Question

The tangent and normal to the parabola $y^2=8x$ drawn at $(2,4)$ intersect the line $ix+y=3$ at the points A and B, respectively. If AB subtends a right angle at the origin, then the sum of all possible values of $i$ is

• A. $2$
• B. $1$
• C. $0$
• D. $-1$

Answer 1

Answer: (D)

$-1$

Given Parabola: $y^2=8x.........\left(i\right)$

Tangent and normal drawn drawn at $P(2,4)$ intersect the line.

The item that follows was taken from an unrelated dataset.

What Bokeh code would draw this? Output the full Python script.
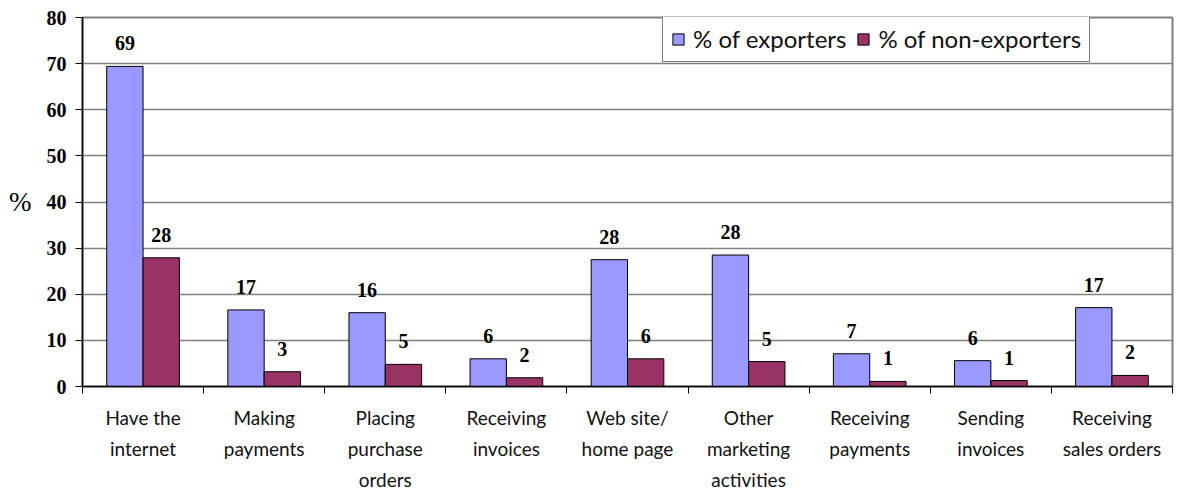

$=>L_1:+y=ix+y=3.......\left(ii\right)$ at point $A$ and $B$

Tangent at $(2,4)=>4y=\frac{8(x+2)}{2}$

$T=>y=x+2........\left(iii\right)$

Equation of norml at $(2,4)=>N:(y-4)=\frac{-4}{4}(x-2)$

$=>N:y=-x+6........\left(iv\right)$

Point of intersection of $T$ and $L_1$ $=>$ $A:(\frac{1}{i+1},\frac{3+2i}{i+1})$

Point of intersection of $N$ and $L_1$ $=>$$B:(\frac{3}{1-i},\frac{3-6i}{1-i})$

$AB$ sub tends right angle at $(0,0)$.

Line through $(0,0)$ and $A$ $=>$ $y=\left(\frac{\frac{3+2i}{i+1}}{\frac{1}{i+1}}\right)(x-0)$

$=>y=(1-2i)x$

So, $m_1=3+2i$ and $m_2=1-2i$

So, tangent of angle between them, $tan\left(\frac{\pi }{2}\right)=\frac{m_1-m_2}{1-m_1{m}_2}$

$=>\frac{1}{0}=\frac{m_1-m_2}{1-m_1{m}_2}$

$=>1-m_1{m}_2=0$

$=>1=(1-2i)(3-2i)$

$=>1=3-4i-4i^2$

$=>4i^2+4i-2=0($quadratic$)$

Sum of possible values of $i=$ Sum of roots of above equation$=\frac{-4}{4}=-1$.